Work out how many lines in the listing below include the word "this"; answer with the number alone.

※ ※ ※

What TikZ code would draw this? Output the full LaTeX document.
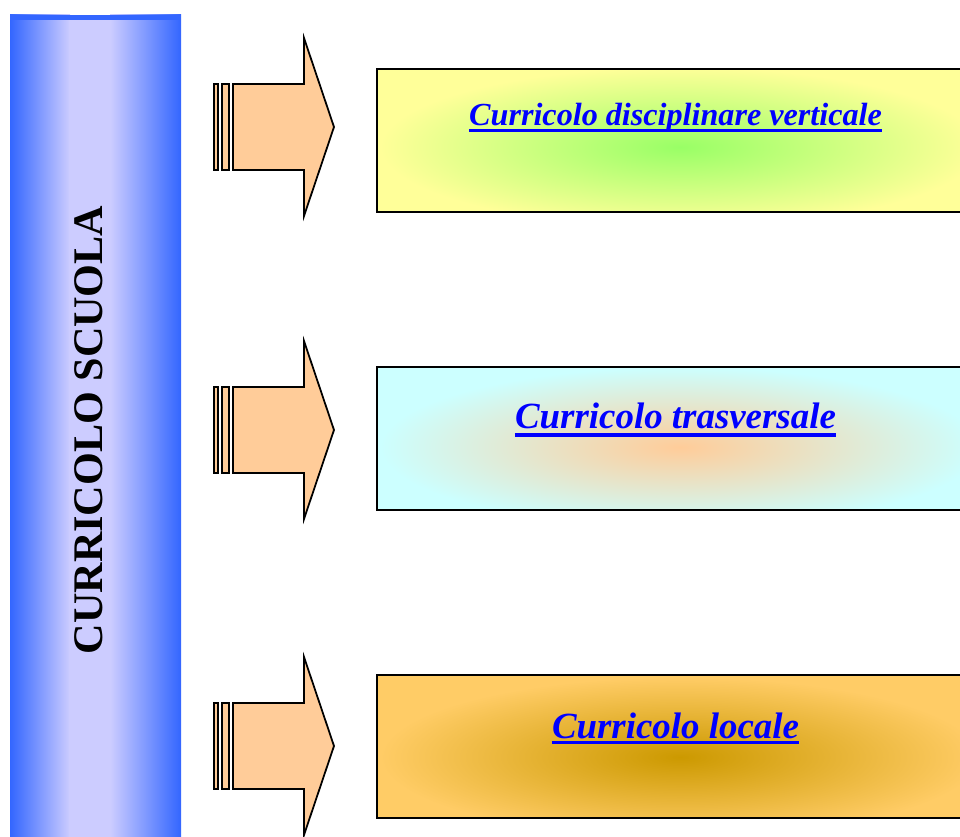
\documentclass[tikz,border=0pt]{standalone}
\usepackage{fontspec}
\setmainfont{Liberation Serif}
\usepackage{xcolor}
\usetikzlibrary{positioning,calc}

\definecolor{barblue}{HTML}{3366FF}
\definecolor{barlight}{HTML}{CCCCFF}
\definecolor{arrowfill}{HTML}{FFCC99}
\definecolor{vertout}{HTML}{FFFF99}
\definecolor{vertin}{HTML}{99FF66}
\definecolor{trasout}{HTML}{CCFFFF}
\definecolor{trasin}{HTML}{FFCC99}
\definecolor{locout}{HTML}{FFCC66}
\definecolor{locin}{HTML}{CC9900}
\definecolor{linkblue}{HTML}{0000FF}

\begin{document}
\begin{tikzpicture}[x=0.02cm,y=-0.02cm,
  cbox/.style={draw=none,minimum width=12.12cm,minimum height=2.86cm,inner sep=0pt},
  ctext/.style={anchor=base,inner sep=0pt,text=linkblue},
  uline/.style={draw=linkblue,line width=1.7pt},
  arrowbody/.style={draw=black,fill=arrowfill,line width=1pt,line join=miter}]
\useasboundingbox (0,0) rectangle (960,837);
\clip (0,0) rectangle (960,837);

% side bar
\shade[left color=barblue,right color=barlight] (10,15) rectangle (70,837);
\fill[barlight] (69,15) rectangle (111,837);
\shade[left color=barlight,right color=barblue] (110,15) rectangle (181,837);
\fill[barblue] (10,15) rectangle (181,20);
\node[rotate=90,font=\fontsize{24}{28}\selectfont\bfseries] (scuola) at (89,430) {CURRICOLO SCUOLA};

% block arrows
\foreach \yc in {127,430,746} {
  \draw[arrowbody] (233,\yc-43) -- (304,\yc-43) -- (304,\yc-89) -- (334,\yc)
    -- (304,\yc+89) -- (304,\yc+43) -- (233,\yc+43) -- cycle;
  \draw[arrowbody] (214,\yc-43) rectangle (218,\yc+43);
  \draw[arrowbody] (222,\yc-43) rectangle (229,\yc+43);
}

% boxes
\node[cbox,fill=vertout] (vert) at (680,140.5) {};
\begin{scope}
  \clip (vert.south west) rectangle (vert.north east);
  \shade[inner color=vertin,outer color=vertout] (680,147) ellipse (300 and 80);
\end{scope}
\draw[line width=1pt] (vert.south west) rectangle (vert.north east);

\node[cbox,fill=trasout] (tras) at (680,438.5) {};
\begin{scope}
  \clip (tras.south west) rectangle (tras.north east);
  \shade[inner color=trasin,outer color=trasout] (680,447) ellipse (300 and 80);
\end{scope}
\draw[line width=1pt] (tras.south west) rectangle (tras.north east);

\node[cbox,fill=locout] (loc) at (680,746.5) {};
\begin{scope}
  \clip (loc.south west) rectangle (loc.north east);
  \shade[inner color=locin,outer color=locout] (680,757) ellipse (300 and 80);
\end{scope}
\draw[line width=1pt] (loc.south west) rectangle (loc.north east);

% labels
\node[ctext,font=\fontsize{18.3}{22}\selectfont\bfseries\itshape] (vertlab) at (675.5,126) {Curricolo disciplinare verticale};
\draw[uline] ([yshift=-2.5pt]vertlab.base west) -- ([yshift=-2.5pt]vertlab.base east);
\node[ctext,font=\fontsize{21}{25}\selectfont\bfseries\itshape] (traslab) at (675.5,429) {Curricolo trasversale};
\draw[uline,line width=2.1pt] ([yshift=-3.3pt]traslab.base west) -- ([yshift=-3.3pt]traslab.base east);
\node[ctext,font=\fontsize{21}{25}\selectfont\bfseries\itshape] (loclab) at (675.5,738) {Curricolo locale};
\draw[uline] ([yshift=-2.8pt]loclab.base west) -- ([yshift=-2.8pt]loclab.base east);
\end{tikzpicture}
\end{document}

※ ※ ※

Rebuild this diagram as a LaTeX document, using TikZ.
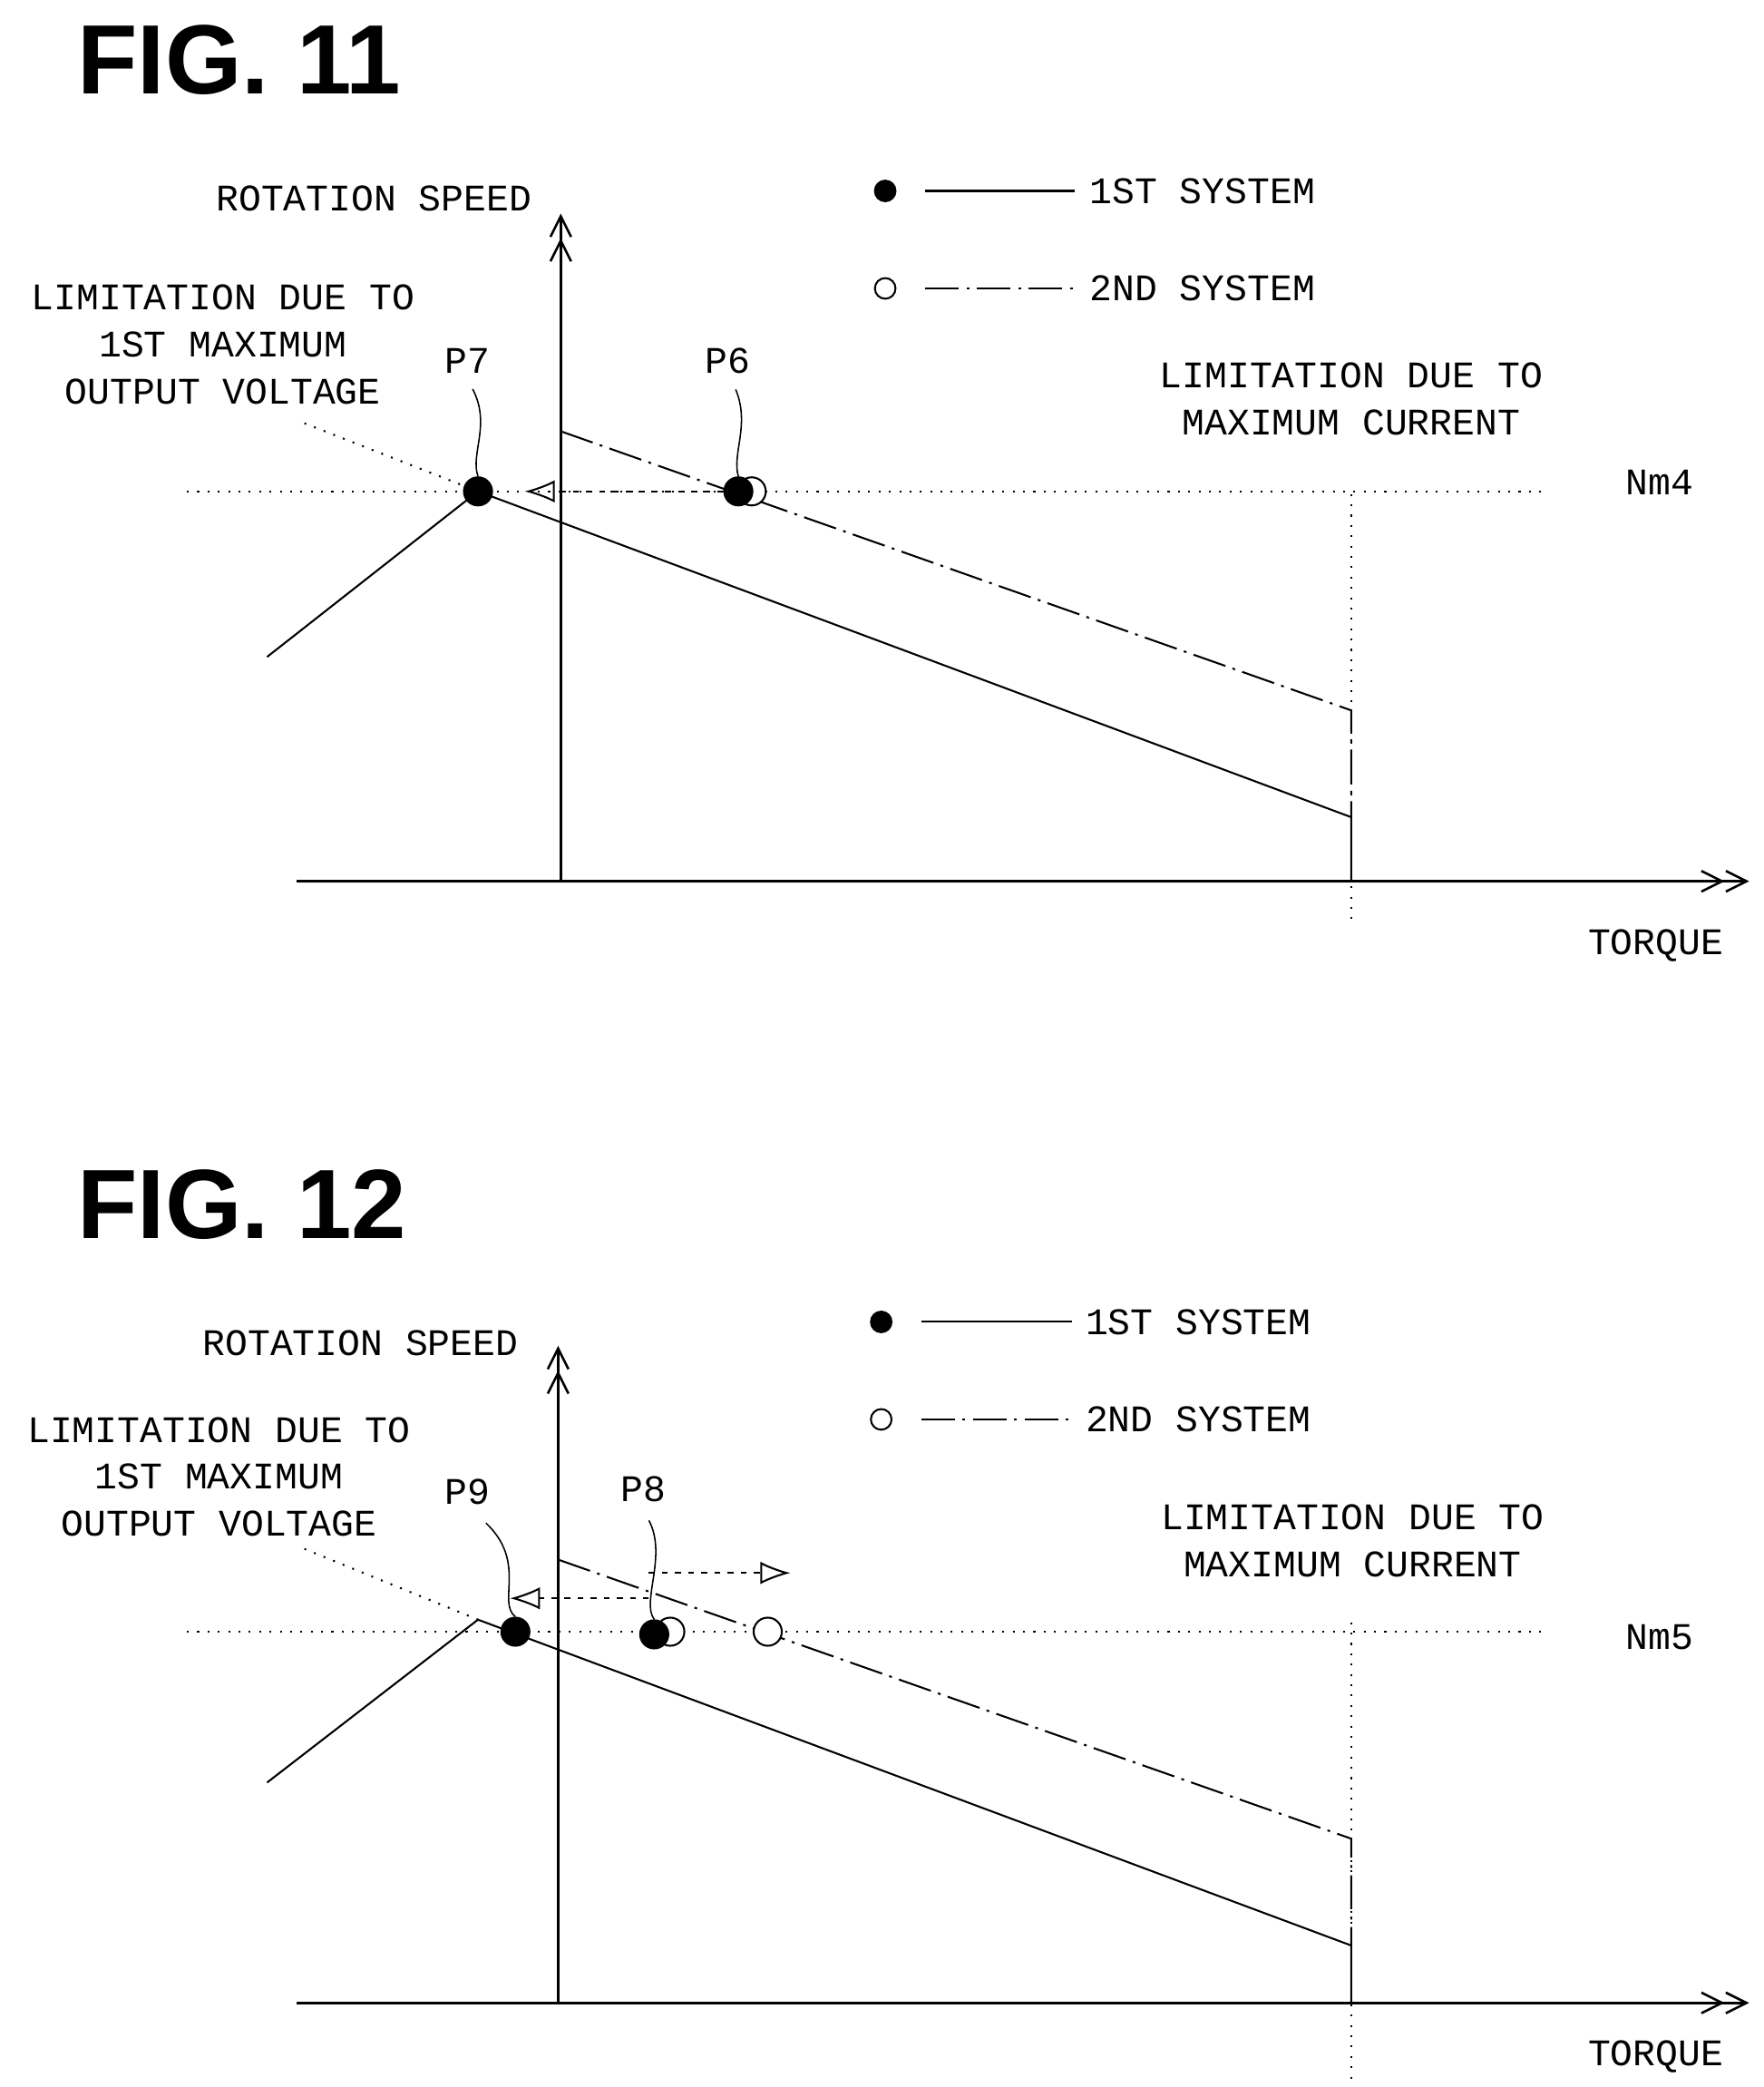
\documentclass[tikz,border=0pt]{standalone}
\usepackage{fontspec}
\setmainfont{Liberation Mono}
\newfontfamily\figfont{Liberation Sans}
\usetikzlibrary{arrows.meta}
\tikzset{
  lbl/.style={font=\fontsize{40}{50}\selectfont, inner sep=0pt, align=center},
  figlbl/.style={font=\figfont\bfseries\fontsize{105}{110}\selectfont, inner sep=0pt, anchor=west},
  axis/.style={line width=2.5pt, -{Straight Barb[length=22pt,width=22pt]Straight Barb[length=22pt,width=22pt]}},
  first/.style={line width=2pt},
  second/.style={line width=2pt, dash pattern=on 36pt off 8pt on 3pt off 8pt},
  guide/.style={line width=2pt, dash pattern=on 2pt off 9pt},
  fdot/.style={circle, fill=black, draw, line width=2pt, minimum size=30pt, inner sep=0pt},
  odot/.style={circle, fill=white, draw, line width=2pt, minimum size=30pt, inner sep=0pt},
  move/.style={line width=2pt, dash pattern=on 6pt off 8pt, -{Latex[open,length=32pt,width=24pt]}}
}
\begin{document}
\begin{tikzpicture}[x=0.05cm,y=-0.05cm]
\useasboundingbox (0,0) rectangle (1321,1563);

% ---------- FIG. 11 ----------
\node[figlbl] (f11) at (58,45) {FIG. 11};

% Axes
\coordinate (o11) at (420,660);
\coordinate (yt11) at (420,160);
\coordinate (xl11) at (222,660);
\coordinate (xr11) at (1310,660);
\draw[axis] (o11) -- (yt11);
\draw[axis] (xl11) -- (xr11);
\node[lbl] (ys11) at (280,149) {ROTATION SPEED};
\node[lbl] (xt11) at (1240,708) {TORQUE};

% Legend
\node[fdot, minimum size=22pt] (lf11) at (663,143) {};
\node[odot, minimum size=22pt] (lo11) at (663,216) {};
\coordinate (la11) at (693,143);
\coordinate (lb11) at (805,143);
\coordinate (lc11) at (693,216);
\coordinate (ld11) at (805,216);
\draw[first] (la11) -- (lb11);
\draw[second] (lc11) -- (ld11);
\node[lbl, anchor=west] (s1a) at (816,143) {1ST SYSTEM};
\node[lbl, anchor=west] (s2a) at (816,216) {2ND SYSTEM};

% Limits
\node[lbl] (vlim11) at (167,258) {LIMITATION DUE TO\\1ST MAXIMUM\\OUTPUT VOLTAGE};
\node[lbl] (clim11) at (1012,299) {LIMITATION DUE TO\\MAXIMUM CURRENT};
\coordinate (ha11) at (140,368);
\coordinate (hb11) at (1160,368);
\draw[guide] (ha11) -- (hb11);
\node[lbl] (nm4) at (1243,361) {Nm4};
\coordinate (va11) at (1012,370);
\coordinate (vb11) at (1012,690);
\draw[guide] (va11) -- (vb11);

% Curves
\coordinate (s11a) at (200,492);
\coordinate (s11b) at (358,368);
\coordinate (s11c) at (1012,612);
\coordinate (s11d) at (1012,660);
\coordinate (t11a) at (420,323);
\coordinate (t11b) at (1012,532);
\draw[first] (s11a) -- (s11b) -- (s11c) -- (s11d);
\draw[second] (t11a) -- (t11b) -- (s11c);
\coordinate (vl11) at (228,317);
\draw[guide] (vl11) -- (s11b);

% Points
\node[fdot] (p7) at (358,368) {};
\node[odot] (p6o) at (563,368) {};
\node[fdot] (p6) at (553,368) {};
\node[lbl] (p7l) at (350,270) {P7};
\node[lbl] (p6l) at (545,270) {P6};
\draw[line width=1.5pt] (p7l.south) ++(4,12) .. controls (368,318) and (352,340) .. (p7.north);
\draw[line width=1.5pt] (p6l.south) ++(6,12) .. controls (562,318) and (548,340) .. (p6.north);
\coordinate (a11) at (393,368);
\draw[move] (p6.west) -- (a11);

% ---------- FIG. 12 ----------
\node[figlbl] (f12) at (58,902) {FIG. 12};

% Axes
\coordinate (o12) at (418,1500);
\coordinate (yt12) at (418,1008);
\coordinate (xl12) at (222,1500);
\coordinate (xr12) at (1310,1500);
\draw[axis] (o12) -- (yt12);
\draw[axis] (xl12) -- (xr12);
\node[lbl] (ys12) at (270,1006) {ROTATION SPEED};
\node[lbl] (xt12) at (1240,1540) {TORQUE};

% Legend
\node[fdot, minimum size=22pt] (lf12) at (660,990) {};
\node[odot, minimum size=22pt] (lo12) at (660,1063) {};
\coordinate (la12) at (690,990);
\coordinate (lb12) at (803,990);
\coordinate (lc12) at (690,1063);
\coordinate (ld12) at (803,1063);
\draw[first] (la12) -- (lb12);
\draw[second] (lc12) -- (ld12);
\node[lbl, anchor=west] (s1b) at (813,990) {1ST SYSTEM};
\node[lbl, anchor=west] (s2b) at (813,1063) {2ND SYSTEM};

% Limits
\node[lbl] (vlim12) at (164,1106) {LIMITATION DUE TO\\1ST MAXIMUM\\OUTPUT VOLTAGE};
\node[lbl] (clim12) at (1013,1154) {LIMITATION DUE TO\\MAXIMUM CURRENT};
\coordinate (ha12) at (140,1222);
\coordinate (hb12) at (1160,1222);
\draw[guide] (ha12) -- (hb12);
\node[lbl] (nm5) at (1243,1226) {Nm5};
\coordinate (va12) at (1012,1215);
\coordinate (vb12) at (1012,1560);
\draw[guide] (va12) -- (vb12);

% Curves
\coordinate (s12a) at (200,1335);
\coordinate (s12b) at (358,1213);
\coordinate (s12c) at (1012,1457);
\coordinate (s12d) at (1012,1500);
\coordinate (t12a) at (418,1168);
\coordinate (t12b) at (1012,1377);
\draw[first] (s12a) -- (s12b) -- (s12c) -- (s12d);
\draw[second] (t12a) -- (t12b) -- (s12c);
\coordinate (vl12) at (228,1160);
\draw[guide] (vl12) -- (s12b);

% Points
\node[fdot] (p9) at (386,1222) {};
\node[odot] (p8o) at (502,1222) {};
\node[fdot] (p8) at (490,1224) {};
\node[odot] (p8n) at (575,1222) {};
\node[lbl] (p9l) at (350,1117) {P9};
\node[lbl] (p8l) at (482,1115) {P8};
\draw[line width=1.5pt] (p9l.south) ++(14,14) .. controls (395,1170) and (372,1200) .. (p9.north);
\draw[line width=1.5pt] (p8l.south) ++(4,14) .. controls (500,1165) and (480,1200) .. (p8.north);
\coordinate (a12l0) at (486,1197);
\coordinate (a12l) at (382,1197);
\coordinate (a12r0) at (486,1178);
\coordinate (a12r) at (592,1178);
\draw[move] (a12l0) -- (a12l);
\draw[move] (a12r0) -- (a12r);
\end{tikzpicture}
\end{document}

※ ※ ※

Exercise result.
2